-- START --

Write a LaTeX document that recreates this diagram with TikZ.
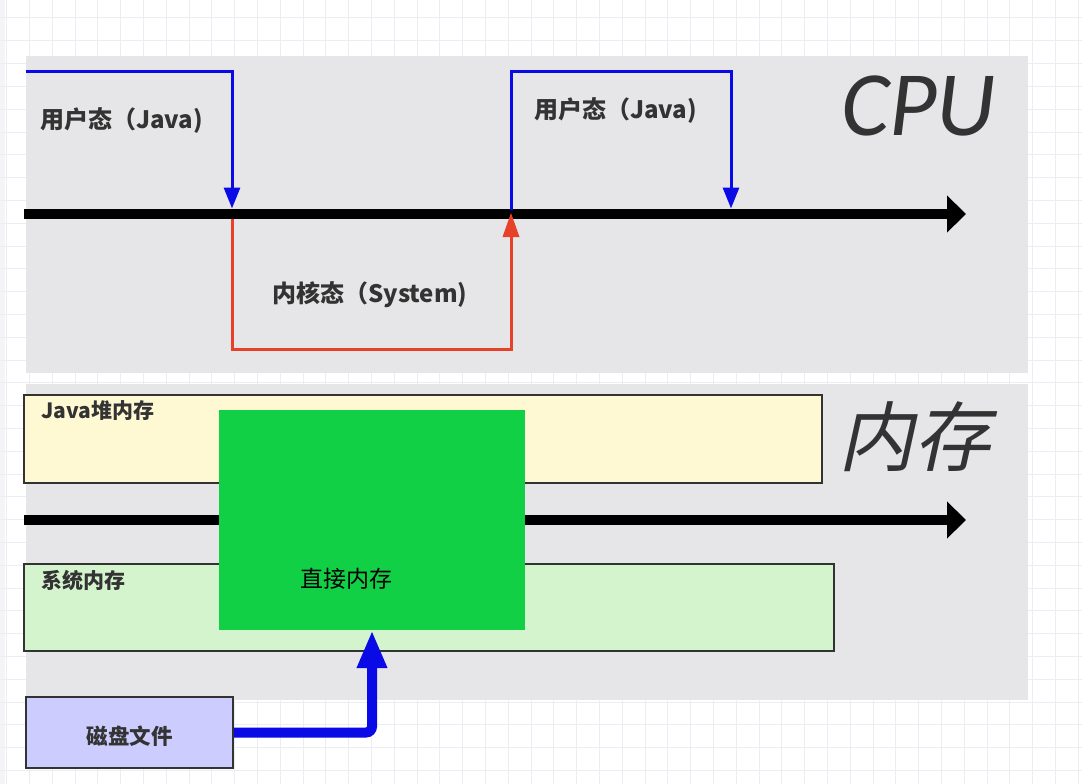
\documentclass[tikz,border=0pt]{standalone}
\usepackage{fontspec}
\newfontfamily\cjk{Noto Sans CJK SC}
\newfontfamily\cjkslant[FakeSlant=0.22]{Noto Sans CJK SC}
\newfontfamily\cpufont{Carlito}
\usetikzlibrary{arrows.meta}
\definecolor{gridc}{HTML}{ECECF2}
\definecolor{panelc}{HTML}{E6E6E8}
\definecolor{txt}{HTML}{333333}
\definecolor{bluec}{HTML}{0A0AE6}
\definecolor{redc}{HTML}{E8412A}
\definecolor{heapc}{HTML}{FFF9D3}
\definecolor{sysc}{HTML}{D4F4CE}
\definecolor{directc}{HTML}{12D045}
\definecolor{diskc}{HTML}{CCCCFF}
\tikzset{
  panel/.style={fill=panelc, draw=none, inner sep=0pt, anchor=north west},
  membox/.style={draw=txt, line width=2pt, inner sep=0pt},
  axisarrow/.style={line width=10.5pt, -{Triangle[length=19pt,width=36pt]}},
  bluethin/.style={draw=bluec, line width=3pt},
  redthin/.style={draw=redc, line width=3pt},
  tiphead/.style={-{Triangle[length=21pt,width=16pt]}},
  lbl/.style={text=txt, font=\cjk\bfseries\fontsize{24}{28}\selectfont, inner sep=0pt},
  boxlbl/.style={text=txt, font=\cjk\bfseries\fontsize{21}{24}\selectfont, inner sep=0pt, anchor=west},
}
\begin{document}
\begin{tikzpicture}[x=1pt,y=-1pt]
\useasboundingbox (0,0) rectangle (1082,784);
\fill[white] (0,0) rectangle (1082,784);
\fill[gridc!60] (0,0) rectangle (5,784);
\foreach \i in {0,...,47} \draw[gridc, line width=1pt] ({6.7+22.8*\i},0) -- ({6.7+22.8*\i},784);
\foreach \j in {0,...,34} \draw[gridc, line width=1pt] (0,{18+22.8*\j}) -- (1082,{18+22.8*\j});

% panels
\node[panel, minimum width=1002pt, minimum height=317pt] (cpupanel) at (26,56) {};
\node[panel, minimum width=1002pt, minimum height=316pt] (mempanel) at (26,384) {};

% CPU axis
\coordinate (cs) at (24,214);
\coordinate (ce) at (966,214);
\draw[axisarrow] (cs) -- (ce);
\coordinate (u1) at (26,72);
\coordinate (t1) at (232,208.5);
\coordinate (b1) at (232,219);
\coordinate (t2) at (511,210);
\coordinate (b2) at (511,213);
\coordinate (t3) at (731,208.5);
\coordinate (k1) at (511,349);
\coordinate (u2) at (731,72);

\draw[bluethin, tiphead] (u1) -| (t1);
\draw[redthin] (b1) |- (k1) -- ([yshift=-14pt]b2);
\draw[redthin, draw=none, fill=redc] (b2) -- ++(-8.5,24) -- ++(17,0) -- cycle;
\draw[bluethin, tiphead] (t2) |- (u2) -- (t3);

\node[lbl, anchor=west] (ujava1) at (40,121) {用户态（Java)};
\node[lbl, anchor=west] (ujava2) at (534,111) {用户态（Java)};
\node[lbl, anchor=west] (ksys) at (272,295) {内核态（System)};
\node[text=txt, font=\cpufont\itshape\fontsize{92}{96}\selectfont, inner sep=0pt, anchor=west] (cpulbl) at (841,106) {CPU};

% memory
\node[membox, fill=heapc, minimum width=798pt, minimum height=88pt] (heap) at (423,439) {};
\node[boxlbl] (heaplbl) at (41,411) {Java堆内存};
\coordinate (ms) at (24,520);
\coordinate (me) at (966,520);
\draw[axisarrow] (ms) -- (me);
\node[membox, fill=sysc, minimum width=810pt, minimum height=87pt] (sysmem) at (429,607.5) {};
\node[boxlbl] (syslbl) at (41,580) {系统内存};
\node[fill=directc, draw=none, inner sep=0pt, minimum width=306pt, minimum height=220pt] (direct) at (372,520) {};
\node[font=\cjk\fontsize{23}{26}\selectfont, inner sep=0pt] (directlbl) at (346,579) {直接内存};
\node[text=txt, font=\cjkslant\fontsize{76}{80}\selectfont, inner sep=0pt, anchor=west] (memlbl) at (838,437) {内存};

% disk
\node[membox, fill=diskc, minimum width=207pt, minimum height=71pt] (disk) at (129.5,732.5) {};
\node[text=txt, font=\cjk\bfseries\fontsize{21.5}{25}\selectfont, inner sep=0pt] (disklbl) at (129.5,736) {磁盘文件};
\draw[draw=bluec, line width=10pt, rounded corners=6pt, -{Triangle[length=38pt,width=28pt]}] (disk.east) -| (direct.south);
\end{tikzpicture}
\end{document}
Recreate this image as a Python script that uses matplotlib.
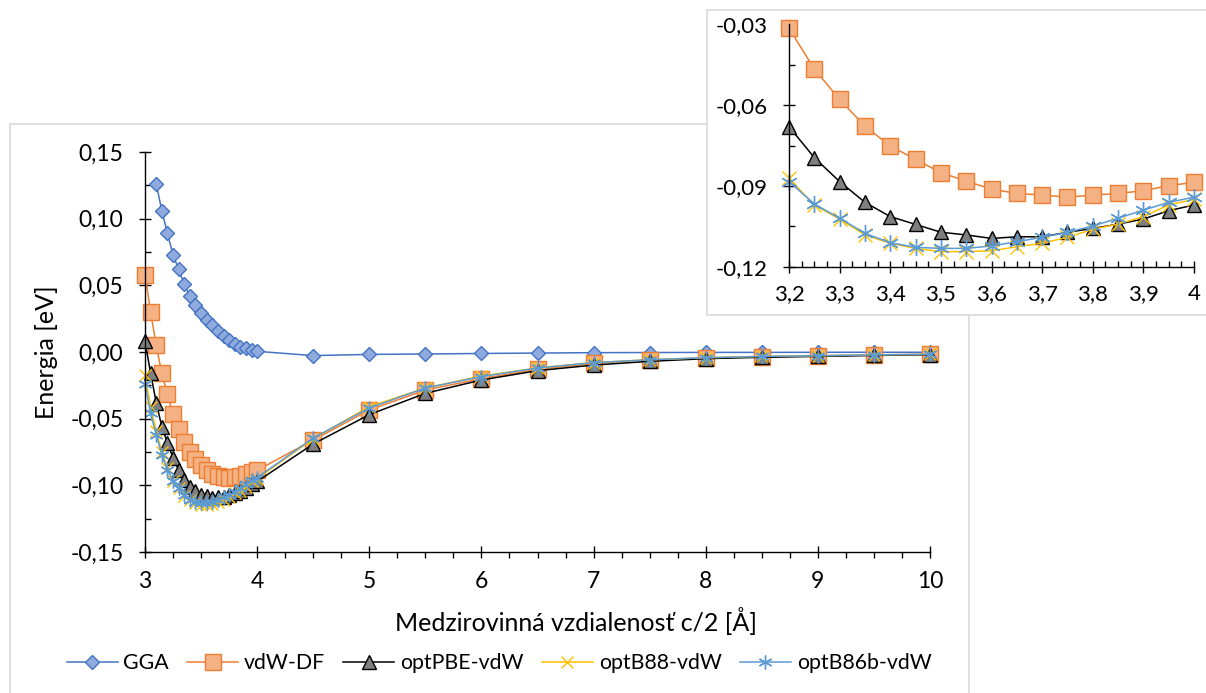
import numpy as np
import matplotlib
matplotlib.use('Agg')
import matplotlib.pyplot as plt
from matplotlib.patches import Rectangle
from matplotlib.ticker import MultipleLocator, FuncFormatter

plt.rcParams['font.family'] = ['Lato', 'DejaVu Sans']
plt.rcParams['font.size'] = 16

# interlayer distance c/2 [A]
distance = [3.00, 3.05, 3.10, 3.15, 3.20, 3.25, 3.30, 3.35, 3.40, 3.45, 3.50,
            3.55, 3.60, 3.65, 3.70, 3.75, 3.80, 3.85, 3.90, 3.95, 4.00,
            4.5, 5.0, 5.5, 6.0, 6.5, 7.0, 7.5, 8.0, 8.5, 9.0, 9.5, 10.0]

# energies [eV]
gga = [np.nan, np.nan, 0.126, 0.106, 0.089, 0.073, 0.062, 0.051, 0.042, 0.035, 0.029,
       0.024, 0.020, 0.016, 0.012, 0.009, 0.006, 0.004, 0.003, 0.0015, 0.0005,
       -0.0027, -0.0018, -0.0015, -0.0011, -0.0008, -0.0005, -0.0004, -0.0003, -0.0003,
       -0.0002, -0.0002, -0.0002]
vdw_df = [0.058, 0.030, 0.005, -0.016, -0.0315, -0.0466, -0.0579, -0.0678, -0.0752, -0.0801, -0.0851,
          -0.0882, -0.0912, -0.0928, -0.0934, -0.0942, -0.0934, -0.0928, -0.0918, -0.0899, -0.0887,
          -0.066, -0.0435, -0.0285, -0.020, -0.013, -0.0085, -0.006, -0.0045, -0.0035,
          -0.003, -0.0023, -0.0018]
opt_pbe = [0.008, -0.016, -0.038, -0.056, -0.068, -0.0795, -0.0884, -0.0961, -0.1014, -0.1043, -0.1072,
           -0.1082, -0.1095, -0.1089, -0.1089, -0.1072, -0.1058, -0.1042, -0.1023, -0.0992, -0.0971,
           -0.069, -0.047, -0.031, -0.021, -0.014, -0.0098, -0.007, -0.005, -0.004,
           -0.0033, -0.0026, -0.002]
opt_b88 = [-0.017, -0.041, -0.059, -0.075, -0.0872, -0.0971, -0.1023, -0.1082, -0.1113, -0.1132, -0.1144,
           -0.1144, -0.1141, -0.1126, -0.1113, -0.1091, -0.1061, -0.1042, -0.1014, -0.0971, -0.0950,
           -0.065, -0.041, -0.027, -0.018, -0.012, -0.008, -0.0058, -0.0043, -0.0033,
           -0.0028, -0.0021, -0.0017]
opt_b86b = [-0.024, -0.046, -0.062, -0.077, -0.0884, -0.0967, -0.1020, -0.1076, -0.1111, -0.1128, -0.1132,
            -0.1132, -0.1123, -0.1107, -0.1091, -0.1072, -0.1049, -0.1020, -0.0990, -0.0961, -0.0942,
            -0.0645, -0.042, -0.027, -0.0185, -0.012, -0.008, -0.0058, -0.0043, -0.0033,
            -0.0028, -0.0021, -0.0017]

labels = ['GGA', 'vdW-DF', 'optPBE-vdW', 'optB88-vdW', 'optB86b-vdW']
series = [gga, vdw_df, opt_pbe, opt_b88, opt_b86b]
styles = [
    dict(color='#4472c4', marker='D', mfc='#8faadc', mec='#4472c4'),
    dict(color='#ed7d31', marker='s', mfc='#f4b183', mec='#ed7d31'),
    dict(color='#000000', marker='^', mfc='#7f7f7f', mec='#000000'),
    dict(color='#ffc000', marker='x', mfc='#ffc000', mec='#ffc000'),
    dict(color='#5b9bd5', marker=(6, 2, 0), mfc='#5b9bd5', mec='#5b9bd5'),
]
main_ms = [7.5, 11, 9.5, 9, 10]
inset_ms = [8, 12, 10.5, 10, 12]

W, H = 1206, 693
fig = plt.figure(figsize=(W / 100, H / 100), dpi=100)


def px(x0, y0, x1, y1):
    return [x0 / W, 1 - y1 / H, (x1 - x0) / W, (y1 - y0) / H]


def comma(v, pos):
    s = ('%.2f' % v).replace('.', ',')
    return '0,00' if s == '-0,00' else s


def style_axes(ax):
    for s in ['top', 'right']:
        ax.spines[s].set_visible(False)
    for s in ['left', 'bottom']:
        ax.spines[s].set_color('black')
        ax.spines[s].set_linewidth(1.0)
    ax.patch.set_alpha(0)


# chart frames
fig.add_artist(Rectangle((10 / W, -0.01), 959 / W, 1 - 124 / H + 0.01, transform=fig.transFigure,
                         fill=False, edgecolor='#d9d9d9', lw=1.2, zorder=0))

ax = fig.add_axes(px(145, 152, 930, 552), zorder=1)
style_axes(ax)
x = np.array(distance)
for vals, lab, st, ms in zip(series, labels, styles, main_ms):
    ax.plot(x, vals, lw=1.1, ms=ms, mew=1.0, label=lab, clip_on=False, **st)
ax.set_xlim(3, 10)
ax.set_ylim(-0.15, 0.15)
ax.xaxis.set_major_locator(MultipleLocator(1))
ax.xaxis.set_minor_locator(MultipleLocator(0.25))
ax.yaxis.set_major_locator(MultipleLocator(0.05))
ax.yaxis.set_minor_locator(MultipleLocator(0.025))
ax.yaxis.set_major_formatter(FuncFormatter(comma))
ax.tick_params(axis='both', which='major', direction='inout', length=9, width=1, labelsize=16.5)
ax.tick_params(axis='x', which='major', pad=9)
ax.tick_params(axis='y', which='major', pad=11)
ax.tick_params(axis='x', which='minor', direction='out', length=4, width=1)
ax.tick_params(axis='y', which='minor', direction='in', length=4, width=1)

fig.text(47 / W, 1 - 352 / H, 'Energia [eV]', rotation=90, ha='center', va='center', fontsize=18)
fig.text(576 / W, 1 - 621 / H, 'Medzirovinná vzdialenosť c/2 [Å]', ha='center', va='center', fontsize=18)

handles, _ = ax.get_legend_handles_labels()
fig.legend(handles, labels, loc='center', bbox_to_anchor=(499 / W, 1 - 663 / H), ncol=5,
           frameon=False, fontsize=15.3, handlelength=2.4, handletextpad=0.28, columnspacing=0.85,
           borderaxespad=0)

# inset
fig.add_artist(Rectangle((707 / W, 1 - 315 / H), 1 - 707 / W + 0.01, 305 / H, transform=fig.transFigure,
                         facecolor='white', edgecolor='#d9d9d9', lw=1.2, zorder=2))
axin = fig.add_axes(px(789, 24.3, 1194, 266.7), zorder=3)
style_axes(axin)
sel = (x >= 3.2) & (x <= 4.0)
for vals, st, ms in zip(series[1:], styles[1:], inset_ms[1:]):
    axin.plot(x[sel], np.array(vals)[sel], lw=1.1, ms=ms, mew=1.0, clip_on=False, **st)
axin.set_xlim(3.2, 4.0)
axin.set_ylim(-0.12, -0.03)
axin.xaxis.set_major_locator(MultipleLocator(0.1))
axin.xaxis.set_minor_locator(MultipleLocator(0.025))
axin.yaxis.set_major_locator(MultipleLocator(0.03))
axin.yaxis.set_minor_locator(MultipleLocator(0.015))
axin.yaxis.set_major_formatter(FuncFormatter(comma))
axin.xaxis.set_major_formatter(FuncFormatter(lambda v, p: ('%g' % round(v, 2)).replace('.', ',')))
axin.tick_params(axis='both', which='major', direction='inout', length=9, width=1, labelsize=16)
axin.tick_params(axis='x', which='major', pad=8)
axin.tick_params(axis='y', which='major', pad=11)
axin.tick_params(axis='both', which='minor', direction='in', length=4, width=1)

fig.savefig('out.png', dpi=100)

-- END --

### Your goal:
Above are records with pictures. Reproduce exactly only the lines from the line with "Recreate this image" through the line with "9.0, 9.5, 10.0]", both ends included, and leave the pictures out.

### The solution:
Recreate this image as a Python script that uses matplotlib.
import numpy as np
import matplotlib
matplotlib.use('Agg')
import matplotlib.pyplot as plt
from matplotlib.patches import Rectangle
from matplotlib.ticker import MultipleLocator, FuncFormatter

plt.rcParams['font.family'] = ['Lato', 'DejaVu Sans']
plt.rcParams['font.size'] = 16

# interlayer distance c/2 [A]
distance = [3.00, 3.05, 3.10, 3.15, 3.20, 3.25, 3.30, 3.35, 3.40, 3.45, 3.50,
            3.55, 3.60, 3.65, 3.70, 3.75, 3.80, 3.85, 3.90, 3.95, 4.00,
            4.5, 5.0, 5.5, 6.0, 6.5, 7.0, 7.5, 8.0, 8.5, 9.0, 9.5, 10.0]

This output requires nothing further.